REQUIRED WORK = Set the listing down unchanged, minus every embedded image.

>> start SUPPLIED INFORMATION

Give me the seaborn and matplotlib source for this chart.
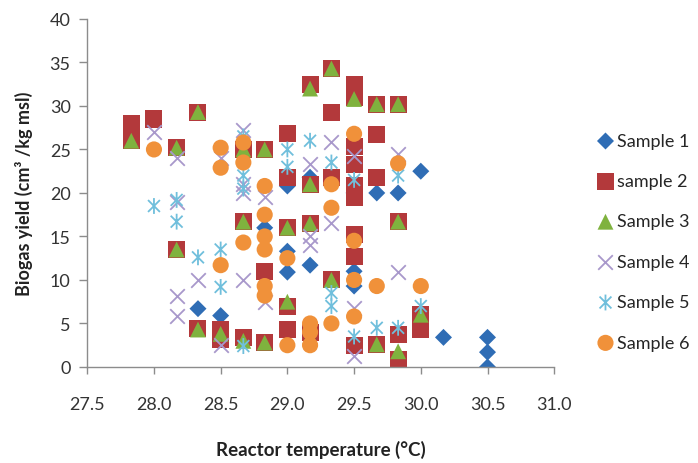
import numpy as np
import pandas as pd
import matplotlib.pyplot as plt
from matplotlib.path import Path
import seaborn as sns

sns.set_style("ticks")
plt.rcParams["font.family"] = ["Lato", "DejaVu Sans"]


# DATA: reactor temperature (deg C) and biogas yield for each sample

s1_temp = [28.33, 28.5, 28.83, 29.0, 29.0, 29.0, 29.17, 29.17, 29.5, 29.5, 29.5,
           29.67, 29.83, 30.0, 30.17, 30.5, 30.5, 30.5]
s1_yield = [6.7, 5.9, 16.0, 20.8, 13.3, 10.9, 21.8, 11.7, 20.0, 11.0, 9.3,
            20.0, 20.0, 22.5, 3.4, 3.4, 1.7, 0.0]

s2_temp = [27.83, 27.83, 28.0, 28.17, 28.17, 28.33, 28.33, 28.5, 28.5,
           28.67, 28.67, 28.67, 28.83, 28.83, 28.83,
           29.0, 29.0, 29.0, 29.0, 29.0, 29.17, 29.17, 29.17, 29.17,
           29.33, 29.33, 29.33, 29.33,
           29.5, 29.5, 29.5, 29.5, 29.5, 29.5, 29.5, 29.5, 29.5,
           29.67, 29.67, 29.67, 29.67, 29.83, 29.83, 29.83, 29.83, 30.0, 30.0]
s2_yield = [28.0, 26.0, 28.5, 25.2, 13.5, 29.3, 4.4, 4.3, 3.2,
            25.0, 16.7, 3.4, 25.0, 11.0, 2.8,
            26.8, 21.8, 16.0, 7.0, 4.3, 32.5, 21.0, 16.5, 4.0,
            34.3, 29.3, 21.8, 10.0,
            32.5, 31.0, 25.3, 23.3, 20.8, 19.5, 15.2, 12.7, 2.5,
            30.2, 26.7, 21.8, 2.6, 30.2, 16.7, 3.7, 0.8, 6.0, 4.3]

s3_temp = [27.83, 28.17, 28.17, 28.33, 28.33, 28.5, 28.67, 28.67, 28.67,
           28.83, 28.83, 29.0, 29.0, 29.17, 29.17, 29.17, 29.17, 29.33, 29.33,
           29.5, 29.67, 29.67, 29.83, 29.83, 29.83, 30.0]
s3_yield = [26.0, 25.2, 13.5, 29.3, 4.3, 3.8, 25.0, 16.7, 3.0,
            25.0, 2.8, 16.0, 7.5, 32.0, 21.0, 16.5, 3.5, 34.3, 10.0,
            30.8, 30.2, 2.6, 30.2, 16.7, 1.8, 6.0]

s4_temp = [28.0, 28.17, 28.17, 28.17, 28.17, 28.33, 28.5, 28.5,
           28.67, 28.67, 28.67, 28.67, 28.83, 28.83, 29.17, 29.17, 29.17,
           29.33, 29.33, 29.5, 29.5, 29.5, 29.83, 29.83]
s4_yield = [27.0, 24.0, 19.0, 8.2, 5.8, 10.0, 24.0, 2.5,
            27.2, 21.0, 20.0, 10.0, 19.5, 7.5, 23.3, 15.0, 14.0,
            25.8, 16.5, 24.2, 6.8, 1.3, 24.5, 10.9]

s5_temp = [28.0, 28.17, 28.17, 28.33, 28.5, 28.5, 28.67, 28.67, 28.67, 28.67,
           29.0, 29.0, 29.17, 29.33, 29.33, 29.33, 29.5, 29.5, 29.67,
           29.83, 29.83, 30.0]
s5_yield = [18.5, 19.2, 16.7, 12.6, 13.5, 9.2, 26.5, 22.0, 20.5, 2.4,
            25.0, 23.0, 26.0, 23.5, 8.5, 7.0, 21.5, 3.5, 4.5,
            22.0, 4.5, 7.0]

s6_temp = [28.0, 28.5, 28.5, 28.5, 28.67, 28.67, 28.67,
           28.83, 28.83, 28.83, 28.83, 28.83, 28.83, 29.0, 29.0,
           29.17, 29.17, 29.17, 29.33, 29.33, 29.33,
           29.5, 29.5, 29.5, 29.5, 29.67, 29.83, 30.0]
s6_yield = [25.0, 25.2, 22.9, 11.7, 25.8, 23.5, 14.3,
            20.8, 17.5, 15.0, 13.5, 9.3, 8.2, 12.5, 2.5,
            5.0, 4.0, 2.5, 21.0, 18.3, 5.0,
            26.8, 14.5, 10.0, 5.8, 9.3, 23.4, 9.3]

sample_names = ["Sample 1", "sample 2", "Sample 3", "Sample 4", "Sample 5", "Sample 6"]
x_ticks = [27.5, 28.0, 28.5, 29.0, 29.5, 30.0, 30.5, 31.0]
y_ticks = [0, 5, 10, 15, 20, 25, 30, 35, 40]


# Excel-like asterisk marker: an X with a vertical bar
asterisk = Path(
    [(0, -1), (0, 1), (-0.75, -0.75), (0.75, 0.75), (-0.75, 0.75), (0.75, -0.75)],
    [Path.MOVETO, Path.LINETO] * 3,
)

styles = {
    "Sample 1": dict(marker="D", color="#2f6db5", s=75),
    "sample 2": dict(marker="s", color="#b3393b", s=150),
    "Sample 3": dict(marker="^", color="#7fb23e", s=130),
    "Sample 4": dict(marker="x", color="#a898cb", s=110),
    "Sample 5": dict(marker=asterisk, color="#70bfdc", s=130),
    "Sample 6": dict(marker="o", color="#f0913a", s=135),
}

temps = [s1_temp, s2_temp, s3_temp, s4_temp, s5_temp, s6_temp]
yields = [s1_yield, s2_yield, s3_yield, s4_yield, s5_yield, s6_yield]
df = pd.concat(
    [pd.DataFrame({"temp": t, "yield": y, "sample": n})
     for t, y, n in zip(temps, yields, sample_names)],
    ignore_index=True,
)


fig, ax = plt.subplots(figsize=(6.98, 4.64), dpi=100)
fig.subplots_adjust(left=0.125, right=0.794, top=0.957, bottom=0.207)

for name in sample_names:
    st = styles[name]
    sub = df[df["sample"] == name]
    if st["marker"] == "x":
        # unfilled marker, drawn with its line colour
        sns.scatterplot(data=sub, x="temp", y="yield", marker="x", color=st["color"],
                        s=st["s"], linewidth=1.3, label=name, ax=ax)
    elif st["marker"] is asterisk:
        sns.scatterplot(data=sub, x="temp", y="yield", marker=asterisk,
                        edgecolor=st["color"], facecolor="none", s=st["s"],
                        linewidth=1.3, label=name, ax=ax)
    else:
        sns.scatterplot(data=sub, x="temp", y="yield", marker=st["marker"],
                        color=st["color"], edgecolor="none", s=st["s"],
                        label=name, ax=ax)

ax.set_xlim(27.5, 31.0)
ax.set_ylim(0, 40)
ax.set_xticks(x_ticks)
ax.set_xticklabels([f"{v:.1f}" for v in x_ticks])
ax.set_yticks(y_ticks)

for side in ["top", "right"]:
    ax.spines[side].set_visible(False)
for side in ["left", "bottom"]:
    ax.spines[side].set_color("#8c8c8c")
    ax.spines[side].set_linewidth(1.0)
ax.tick_params(axis="both", colors="#8c8c8c", labelcolor="#333333", labelsize=13, width=1.0)
ax.tick_params(axis="y", length=6, pad=6)
ax.tick_params(axis="x", length=5, pad=16)

ax.set_xlabel("Reactor temperature (\u00b0C)", fontsize=13.5, fontweight="bold",
              color="#222222", labelpad=20)
ax.set_ylabel("Biogas yield (cm\u00b3 /kg msl)", fontsize=13, fontweight="bold",
              color="#222222", labelpad=12)

ax.legend(loc="center left", bbox_to_anchor=(1.075, 0.36), frameon=False,
          fontsize=13, labelspacing=1.35, handlelength=1.0, handletextpad=0.15,
          borderaxespad=0)

plt.savefig("out.png", dpi=100)
plt.close()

>> end SUPPLIED INFORMATION

RESULT =
Give me the seaborn and matplotlib source for this chart.
import numpy as np
import pandas as pd
import matplotlib.pyplot as plt
from matplotlib.path import Path
import seaborn as sns

sns.set_style("ticks")
plt.rcParams["font.family"] = ["Lato", "DejaVu Sans"]


# DATA: reactor temperature (deg C) and biogas yield for each sample

s1_temp = [28.33, 28.5, 28.83, 29.0, 29.0, 29.0, 29.17, 29.17, 29.5, 29.5, 29.5,
           29.67, 29.83, 30.0, 30.17, 30.5, 30.5, 30.5]
s1_yield = [6.7, 5.9, 16.0, 20.8, 13.3, 10.9, 21.8, 11.7, 20.0, 11.0, 9.3,
            20.0, 20.0, 22.5, 3.4, 3.4, 1.7, 0.0]

s2_temp = [27.83, 27.83, 28.0, 28.17, 28.17, 28.33, 28.33, 28.5, 28.5,
           28.67, 28.67, 28.67, 28.83, 28.83, 28.83,
           29.0, 29.0, 29.0, 29.0, 29.0, 29.17, 29.17, 29.17, 29.17,
           29.33, 29.33, 29.33, 29.33,
           29.5, 29.5, 29.5, 29.5, 29.5, 29.5, 29.5, 29.5, 29.5,
           29.67, 29.67, 29.67, 29.67, 29.83, 29.83, 29.83, 29.83, 30.0, 30.0]
s2_yield = [28.0, 26.0, 28.5, 25.2, 13.5, 29.3, 4.4, 4.3, 3.2,
            25.0, 16.7, 3.4, 25.0, 11.0, 2.8,
            26.8, 21.8, 16.0, 7.0, 4.3, 32.5, 21.0, 16.5, 4.0,
            34.3, 29.3, 21.8, 10.0,
            32.5, 31.0, 25.3, 23.3, 20.8, 19.5, 15.2, 12.7, 2.5,
            30.2, 26.7, 21.8, 2.6, 30.2, 16.7, 3.7, 0.8, 6.0, 4.3]

s3_temp = [27.83, 28.17, 28.17, 28.33, 28.33, 28.5, 28.67, 28.67, 28.67,
           28.83, 28.83, 29.0, 29.0, 29.17, 29.17, 29.17, 29.17, 29.33, 29.33,
           29.5, 29.67, 29.67, 29.83, 29.83, 29.83, 30.0]
s3_yield = [26.0, 25.2, 13.5, 29.3, 4.3, 3.8, 25.0, 16.7, 3.0,
            25.0, 2.8, 16.0, 7.5, 32.0, 21.0, 16.5, 3.5, 34.3, 10.0,
            30.8, 30.2, 2.6, 30.2, 16.7, 1.8, 6.0]

s4_temp = [28.0, 28.17, 28.17, 28.17, 28.17, 28.33, 28.5, 28.5,
           28.67, 28.67, 28.67, 28.67, 28.83, 28.83, 29.17, 29.17, 29.17,
           29.33, 29.33, 29.5, 29.5, 29.5, 29.83, 29.83]
s4_yield = [27.0, 24.0, 19.0, 8.2, 5.8, 10.0, 24.0, 2.5,
            27.2, 21.0, 20.0, 10.0, 19.5, 7.5, 23.3, 15.0, 14.0,
            25.8, 16.5, 24.2, 6.8, 1.3, 24.5, 10.9]

s5_temp = [28.0, 28.17, 28.17, 28.33, 28.5, 28.5, 28.67, 28.67, 28.67, 28.67,
           29.0, 29.0, 29.17, 29.33, 29.33, 29.33, 29.5, 29.5, 29.67,
           29.83, 29.83, 30.0]
s5_yield = [18.5, 19.2, 16.7, 12.6, 13.5, 9.2, 26.5, 22.0, 20.5, 2.4,
            25.0, 23.0, 26.0, 23.5, 8.5, 7.0, 21.5, 3.5, 4.5,
            22.0, 4.5, 7.0]

s6_temp = [28.0, 28.5, 28.5, 28.5, 28.67, 28.67, 28.67,
           28.83, 28.83, 28.83, 28.83, 28.83, 28.83, 29.0, 29.0,
           29.17, 29.17, 29.17, 29.33, 29.33, 29.33,
           29.5, 29.5, 29.5, 29.5, 29.67, 29.83, 30.0]
s6_yield = [25.0, 25.2, 22.9, 11.7, 25.8, 23.5, 14.3,
            20.8, 17.5, 15.0, 13.5, 9.3, 8.2, 12.5, 2.5,
            5.0, 4.0, 2.5, 21.0, 18.3, 5.0,
            26.8, 14.5, 10.0, 5.8, 9.3, 23.4, 9.3]

sample_names = ["Sample 1", "sample 2", "Sample 3", "Sample 4", "Sample 5", "Sample 6"]
x_ticks = [27.5, 28.0, 28.5, 29.0, 29.5, 30.0, 30.5, 31.0]
y_ticks = [0, 5, 10, 15, 20, 25, 30, 35, 40]


# Excel-like asterisk marker: an X with a vertical bar
asterisk = Path(
    [(0, -1), (0, 1), (-0.75, -0.75), (0.75, 0.75), (-0.75, 0.75), (0.75, -0.75)],
    [Path.MOVETO, Path.LINETO] * 3,
)

styles = {
    "Sample 1": dict(marker="D", color="#2f6db5", s=75),
    "sample 2": dict(marker="s", color="#b3393b", s=150),
    "Sample 3": dict(marker="^", color="#7fb23e", s=130),
    "Sample 4": dict(marker="x", color="#a898cb", s=110),
    "Sample 5": dict(marker=asterisk, color="#70bfdc", s=130),
    "Sample 6": dict(marker="o", color="#f0913a", s=135),
}

temps = [s1_temp, s2_temp, s3_temp, s4_temp, s5_temp, s6_temp]
yields = [s1_yield, s2_yield, s3_yield, s4_yield, s5_yield, s6_yield]
df = pd.concat(
    [pd.DataFrame({"temp": t, "yield": y, "sample": n})
     for t, y, n in zip(temps, yields, sample_names)],
    ignore_index=True,
)


fig, ax = plt.subplots(figsize=(6.98, 4.64), dpi=100)
fig.subplots_adjust(left=0.125, right=0.794, top=0.957, bottom=0.207)

for name in sample_names:
    st = styles[name]
    sub = df[df["sample"] == name]
    if st["marker"] == "x":
        # unfilled marker, drawn with its line colour
        sns.scatterplot(data=sub, x="temp", y="yield", marker="x", color=st["color"],
                        s=st["s"], linewidth=1.3, label=name, ax=ax)
    elif st["marker"] is asterisk:
        sns.scatterplot(data=sub, x="temp", y="yield", marker=asterisk,
                        edgecolor=st["color"], facecolor="none", s=st["s"],
                        linewidth=1.3, label=name, ax=ax)
    else:
        sns.scatterplot(data=sub, x="temp", y="yield", marker=st["marker"],
                        color=st["color"], edgecolor="none", s=st["s"],
                        label=name, ax=ax)

ax.set_xlim(27.5, 31.0)
ax.set_ylim(0, 40)
ax.set_xticks(x_ticks)
ax.set_xticklabels([f"{v:.1f}" for v in x_ticks])
ax.set_yticks(y_ticks)

for side in ["top", "right"]:
    ax.spines[side].set_visible(False)
for side in ["left", "bottom"]:
    ax.spines[side].set_color("#8c8c8c")
    ax.spines[side].set_linewidth(1.0)
ax.tick_params(axis="both", colors="#8c8c8c", labelcolor="#333333", labelsize=13, width=1.0)
ax.tick_params(axis="y", length=6, pad=6)
ax.tick_params(axis="x", length=5, pad=16)

ax.set_xlabel("Reactor temperature (\u00b0C)", fontsize=13.5, fontweight="bold",
              color="#222222", labelpad=20)
ax.set_ylabel("Biogas yield (cm\u00b3 /kg msl)", fontsize=13, fontweight="bold",
              color="#222222", labelpad=12)

ax.legend(loc="center left", bbox_to_anchor=(1.075, 0.36), frameon=False,
          fontsize=13, labelspacing=1.35, handlelength=1.0, handletextpad=0.15,
          borderaxespad=0)

plt.savefig("out.png", dpi=100)
plt.close()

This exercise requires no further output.